Written problem → Scan the data. Collect each line that contains the word "this".

=====

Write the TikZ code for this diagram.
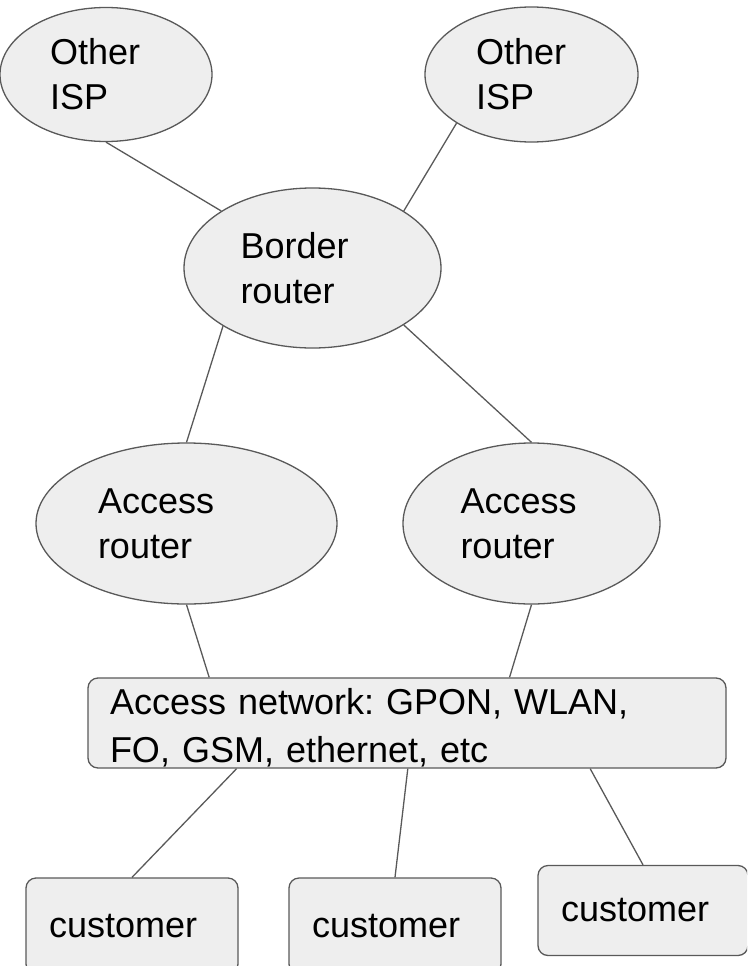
\documentclass[tikz,border=0pt]{standalone}
\usepackage{fontspec}
\setmainfont{Liberation Sans}
\usetikzlibrary{shapes.geometric}
\usepackage{xcolor}
\definecolor{myfill}{HTML}{EEEEEE}
\definecolor{myline}{HTML}{595959}
\frenchspacing

\begin{document}
\begin{tikzpicture}[x=1pt,y=1pt,
    blob/.style={ellipse, draw=myline, fill=myfill, line width=1.3pt,
      inner sep=0pt, align=left, font=\fontsize{36}{45}\selectfont},
    boxy/.style={rectangle, rounded corners=10pt, draw=myline, fill=myfill,
      line width=1.3pt, inner ysep=0pt, align=left,
      font=\fontsize{36}{48}\selectfont},
    link/.style={-, line width=1.3pt, color=myline}]

      \path[use as bounding box, clip] (0,0) rectangle (747,-966);

      \pgfmathsetmacro{\ispY}{-74.5}
      \pgfmathsetmacro{\borderY}{-268}
      \pgfmathsetmacro{\accessY}{-523.5}
      \pgfmathsetmacro{\netY}{-723}
      \pgfmathsetmacro{\custY}{-926}

      % other ISPs
      \node [name=isp1, blob, minimum width=212pt, minimum height=134pt,
        text width=112pt] at (106, \ispY) {Other\\ISP};
      \node [name=isp2, blob, minimum width=213pt, minimum height=135pt,
        text width=111pt] at (531.5, \ispY) {Other\\ISP};

      % border router
      \node [name=br, blob, minimum width=257pt, minimum height=160pt,
        text width=144pt] at (312.5, \borderY) {Border\\router};

      % access routers
      \node [name=ar1, blob, minimum width=301pt, minimum height=161pt,
        text width=177pt] at (186.5, \accessY) {Access\\router};
      \node [name=ar2, blob, minimum width=257pt, minimum height=161pt,
        text width=142pt] at (531.5, \accessY) {Access\\router};

      % access network
      \node [name=an, boxy, minimum width=638pt, minimum height=90pt,
        inner xsep=22pt, text width=594pt] at (407, \netY)
      {\rule{0pt}{36pt}Access network: GPON, WLAN,\\FO, GSM, ethernet, etc};

      % customers
      \node [name=c1, boxy, minimum height=96pt, inner xsep=23pt,
        text width=166pt] at (132, \custY) {customer};
      \node [name=c2, boxy, minimum height=96pt, inner xsep=23pt,
        text width=166pt] at (395, \custY) {customer};
      \node [name=c3, boxy, minimum height=90pt, inner xsep=23pt,
        text width=164pt] at (643, -910.5) {customer};

      \draw [link] (isp1.south) -- (br.148);
      \draw [link] (isp2.213) -- (br.32);

      \draw [link] (br.213) -- (ar1.north);
      \draw [link] (br.328) -- (ar2.north);

      \draw [link] (ar1.south) -- (an.167);
      \draw [link] (ar2.south) -- (an.24);

      \draw [link] (an.195) -- (c1.north);
      \draw [link] (an.271) -- (c2.north);
      \draw [link] (an.346) -- (c3.north);

\end{tikzpicture}
\end{document}
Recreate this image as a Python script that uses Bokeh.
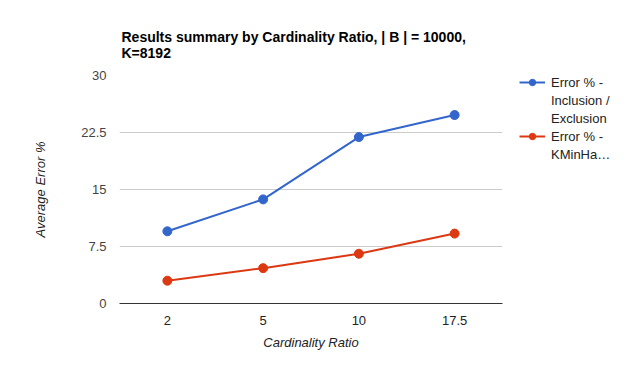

=====

Exercise solution →
Write the TikZ code for this diagram.
Recreate this image as a Python script that uses Bokeh.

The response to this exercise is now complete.